■ **WHAT IS BEING ASKED**: Extract, from the listing that follows, each line containing the word "image".
Start of DATA ROWS
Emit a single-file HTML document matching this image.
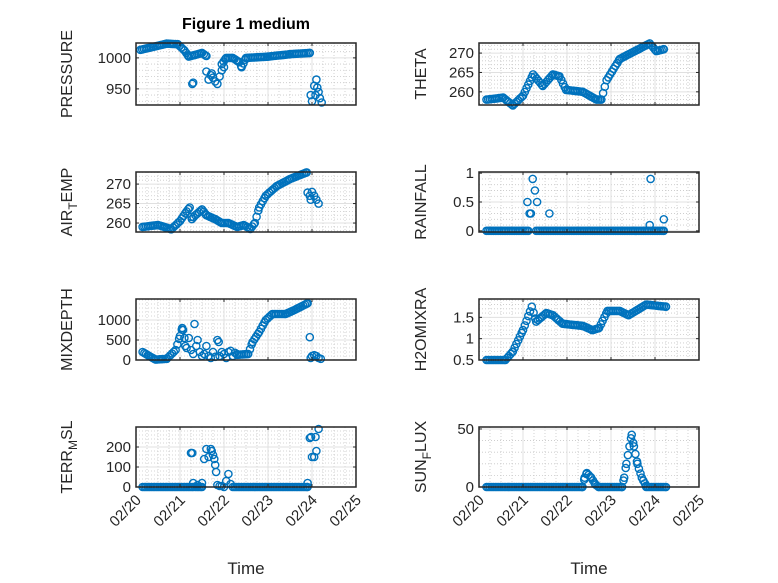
<!DOCTYPE html>
<html><head><meta charset="utf-8"><style>
html,body{margin:0;padding:0;background:#fff;}
svg{display:block;font-family:"Liberation Sans",sans-serif;}
</style></head><body>
<svg id="s" width="778" height="583" viewBox="0 0 778 583" xmlns="http://www.w3.org/2000/svg">
<rect width="778" height="583" fill="#fff"/>
<text x="246" y="29" text-anchor="middle" font-weight="bold" font-size="16" fill="#000">Figure 1 medium</text>
</svg>
<script>
const S=document.getElementById('s');const NS='http://www.w3.org/2000/svg';
function el(t,a,txt){const e=document.createElementNS(NS,t);for(const k in a)e.setAttribute(k,a[k]);if(txt!==undefined)e.textContent=txt;S.appendChild(e);return e;}
function interp(keys,step){const o=[];for(let i=0;i<keys.length-1;i++){const[a,va]=keys[i],[b,vb]=keys[i+1];for(let t=a;t<b-1e-9;t+=step)o.push([t,va+(vb-va)*(t-a)/(b-a)]);}o.push(keys[keys.length-1]);return o;}
function zeros(a,b,step){return interp([[a,0],[b,0]],step);}
const st=0.04;
function panel(p){
 const {x0,y0,x1,y1,v0,v1,yticks,minor,label,sub,pts,left}=p;
 const X=t=>x0+(t)*(x1-x0)/5, Y=v=>y1-(v-v0)*(y1-y0)/(v1-v0);
 for(let t=0.25;t<5;t+=0.25){if(Math.abs(t-Math.round(t))<1e-6)continue;el('line',{x1:X(t),x2:X(t),y1:y0,y2:y1,stroke:'#c8c8c8','stroke-width':0.8,'stroke-dasharray':'1,2'});}
 let mstart=Math.ceil(v0/minor)*minor;
 for(let v=mstart;v<v1;v+=minor){if(yticks.some(k=>Math.abs(k-v)<1e-6))continue;el('line',{x1:x0,x2:x1,y1:Y(v),y2:Y(v),stroke:'#c8c8c8','stroke-width':0.8,'stroke-dasharray':'1,2'});}
 for(let t=1;t<5;t++)el('line',{x1:X(t),x2:X(t),y1:y0,y2:y1,stroke:'#e0e0e0','stroke-width':1});
 yticks.forEach(v=>{el('line',{x1:x0,x2:x1,y1:Y(v),y2:Y(v),stroke:'#e0e0e0','stroke-width':1});});
 pts.forEach(([t,v])=>el('circle',{cx:X(t).toFixed(1),cy:Y(v).toFixed(1),r:3.6,fill:'none',stroke:'#0072BD','stroke-width':1.4}));
 el('rect',{x:x0,y:y0,width:x1-x0,height:y1-y0,fill:'none',stroke:'#262626','stroke-width':1.5});
 for(let t=1;t<5;t++){el('line',{x1:X(t),x2:X(t),y1:y1,y2:y1-3,stroke:'#262626','stroke-width':1});el('line',{x1:X(t),x2:X(t),y1:y0,y2:y0+3,stroke:'#262626','stroke-width':1});}
 yticks.forEach(v=>{el('line',{x1:x0,x2:x0+3,y1:Y(v),y2:Y(v),stroke:'#262626'});el('line',{x1:x1,x2:x1-3,y1:Y(v),y2:Y(v),stroke:'#262626'});
  el('text',{x:x0-5,y:Y(v)+5,'text-anchor':'end','font-size':15,fill:'#262626'},String(v));});
 const lx=x0-(p.lw||58), ly=(y0+y1)/2;
 const tx=el('text',{x:0,y:0,'text-anchor':'middle','font-size':16,fill:'#262626',transform:`translate(${lx},${ly}) rotate(-90)`});
 if(sub){const a=document.createElementNS(NS,'tspan');a.textContent=sub[0];tx.appendChild(a);
  const b=document.createElementNS(NS,'tspan');b.setAttribute('dy','5');b.setAttribute('font-size','12');b.textContent=sub[1];tx.appendChild(b);
  const c=document.createElementNS(NS,'tspan');c.setAttribute('dy','-5');c.textContent=sub[2];tx.appendChild(c);}
 else tx.textContent=label;
 if(p.xlab){const labs=['02/20','02/21','02/22','02/23','02/24','02/25'];
  labs.forEach((l,i)=>el('text',{x:0,y:0,'text-anchor':'end','font-size':15,fill:'#262626',transform:`translate(${X(i)+6},${y1+14}) rotate(-45)`},l));
  el('text',{x:(x0+x1)/2,y:574,'text-anchor':'middle','font-size':17,fill:'#262626'},'Time');}
}
const L=[136,356],R=[479,699];
const rows=[[43,105],[172,232],[299,360],[427,487]];
let pr=interp([[0.1,1013],[0.4,1018],[0.7,1023],[0.95,1022],[1.1,1012],[1.2,1002],[1.35,1005],[1.5,1008],[1.6,1003]],st)
 .concat([[1.28,958],[1.3,960],[1.6,978],[1.65,965],[1.7,972],[1.75,968],[1.8,962],[1.85,958],[1.9,970],[1.95,980],[2.0,985],[1.72,975]])
 .concat(interp([[1.95,990],[2.05,1000],[2.2,1000],[2.35,993],[2.4,985],[2.5,1000],[3.0,1002],[3.5,1006],[3.95,1008]],st))
 .concat([[3.97,940],[4.0,930],[4.05,955],[4.1,965],[4.12,952],[4.15,945],[4.18,935],[4.22,928],[4.08,940]]);
panel({x0:L[0],x1:L[1],y0:rows[0][0],y1:rows[0][1],v0:924,v1:1024,yticks:[950,1000],minor:10,label:'PRESSURE',pts:pr,lw:64});
let at=interp([[0.15,259],[0.5,259.5],[0.7,258.8],[0.8,258.4],[1.0,260.5],[1.15,263],[1.22,264],[1.27,261],[1.35,262],[1.5,263.5],[1.6,262],[1.8,261],[1.95,260],[2.1,260],[2.3,259],[2.45,259.5],[2.6,258.5],[2.7,260],[2.8,264],[2.95,267],[3.2,269.5],[3.5,271.3],[3.88,273]],st)
 .concat([[3.9,267.8],[3.95,267],[4.0,268],[4.05,267],[4.1,266],[4.15,265],[3.97,266]]);
panel({x0:L[0],x1:L[1],y0:rows[1][0],y1:rows[1][1],v0:257.7,v1:273.1,yticks:[260,265,270],minor:1,sub:['AIR','T','EMP'],pts:at,lw:64});
let md=interp([[0.15,200],[0.3,100],[0.45,10],[0.7,30],[0.9,250],[1.0,600],[1.05,800]],st)
 .concat([[1.07,750],[1.1,550],[1.12,350],[1.15,300],[1.2,550],[1.25,250],[1.3,150],[1.33,900],[1.37,350],[1.4,500],[1.45,200],[1.5,100],[1.55,150],[1.6,350],[1.65,100],[1.7,50],[1.75,200],[1.8,80],[1.85,500],[1.88,450],[1.9,100],[1.95,200],[2.0,150],[2.05,50],[2.1,200],[2.15,230],[2.2,100],[2.25,180],[2.3,150]])
 .concat(interp([[2.3,130],[2.55,150],[2.65,450],[2.8,700],[2.95,1000],[3.1,1150],[3.4,1150],[3.6,1250],[3.9,1420]],st))
 .concat([[3.95,570],[3.97,50],[4.0,100],[4.05,120],[4.1,100],[4.15,50],[4.2,30]]);
panel({x0:L[0],x1:L[1],y0:rows[2][0],y1:rows[2][1],v0:0,v1:1525,yticks:[0,500,1000],minor:100,label:'MIXDEPTH',pts:md,lw:64});
let te=zeros(0.15,1.3,st).concat(zeros(1.35,1.5,st)).concat(zeros(2.2,3.9,st)).concat([[1.25,170],[1.28,170],[1.3,20],[1.4,10],[1.5,20],[1.55,140],[1.6,190],[1.65,150],[1.7,190],[1.72,180],[1.75,160],[1.78,140],[1.8,110],[1.82,75],[1.85,10],[1.9,5],[1.95,5],[2.0,0],[2.05,30],[2.1,65],[2.15,15],[3.9,20],[3.95,245],[3.98,250],[4.0,150],[4.05,150],[4.08,250],[4.1,180],[4.15,290]]);
panel({x0:L[0],x1:L[1],y0:rows[3][0],y1:rows[3][1],v0:0,v1:300,yticks:[0,100,200],minor:20,sub:['TERR','M','SL'],pts:te,xlab:true,lw:64});
let th=interp([[0.17,258],[0.55,258.5],[0.77,256.5],[1.0,259],[1.23,264.5],[1.45,261.5],[1.68,264.5],[1.83,264],[1.98,260.5],[2.36,260],[2.67,258],[2.78,258],[2.9,263],[3.2,268.5],[3.88,272.5],[4.03,270.5],[4.2,271]],st);
panel({x0:R[0],x1:R[1],y0:rows[0][0],y1:rows[0][1],v0:256.6,v1:272.6,yticks:[260,265,270],minor:1,label:'THETA',pts:th,lw:53});
let rf=zeros(0.17,1.12,st).concat(zeros(1.3,4.2,st)).concat([[1.1,0.5],[1.15,0.3],[1.18,0.3],[1.22,0.9],[1.27,0.7],[1.32,0.5],[1.6,0.3],[3.9,0.9],[3.88,0.1],[4.2,0.2]]);
panel({x0:R[0],x1:R[1],y0:rows[1][0],y1:rows[1][1],v0:-0.02,v1:1.02,yticks:[0,0.5,1],minor:0.1,label:'RAINFALL',pts:rf,lw:53});
let hw=interp([[0.17,0.5],[0.6,0.5],[0.77,0.7],[1.0,1.2],[1.2,1.75],[1.3,1.4],[1.53,1.6],[1.68,1.55],[1.9,1.35],[2.36,1.3],[2.58,1.2],[2.73,1.25],[2.92,1.65],[3.2,1.65],[3.4,1.55],[3.8,1.8],[4.25,1.75]],st);
panel({x0:R[0],x1:R[1],y0:rows[2][0],y1:rows[2][1],v0:0.5,v1:1.93,yticks:[0.5,1,1.5],minor:0.1,label:'H2OMIXRA',pts:hw,lw:53});
let sf=zeros(0.17,2.35,st).concat(interp([[2.35,0],[2.4,8],[2.45,12],[2.55,8],[2.65,2],[2.72,0]],st)).concat(zeros(2.72,3.25,st))
 .concat(interp([[3.25,0],[3.3,8],[3.35,20],[3.42,35],[3.47,45],[3.52,35],[3.6,20],[3.7,8],[3.8,1]],0.035)).concat(zeros(3.8,4.25,st));
panel({x0:R[0],x1:R[1],y0:rows[3][0],y1:rows[3][1],v0:0,v1:51.7,yticks:[0,50],minor:10,sub:['SUN','F','LUX'],pts:sf,xlab:true,lw:53});
</script>
</body></html>
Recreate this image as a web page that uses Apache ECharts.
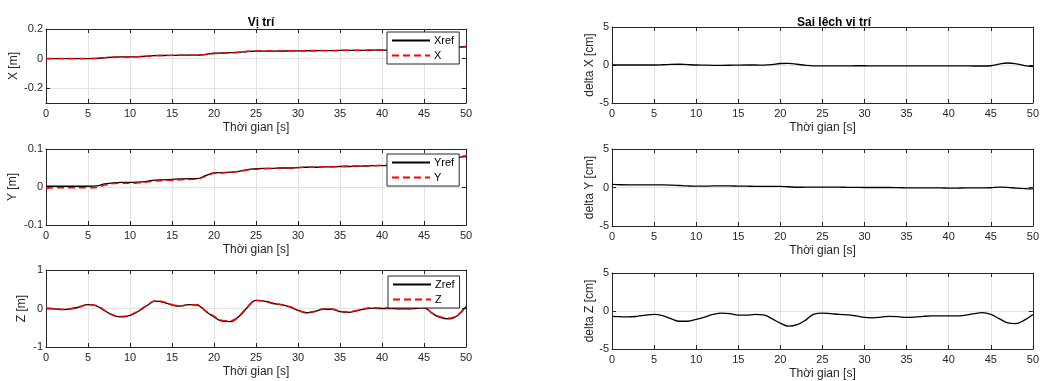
End of DATA ROWS
■ **ANSWER TO THE PROBLEM**:
Emit a single-file HTML document matching this image.
Recreate this image as a web page that uses Apache ECharts.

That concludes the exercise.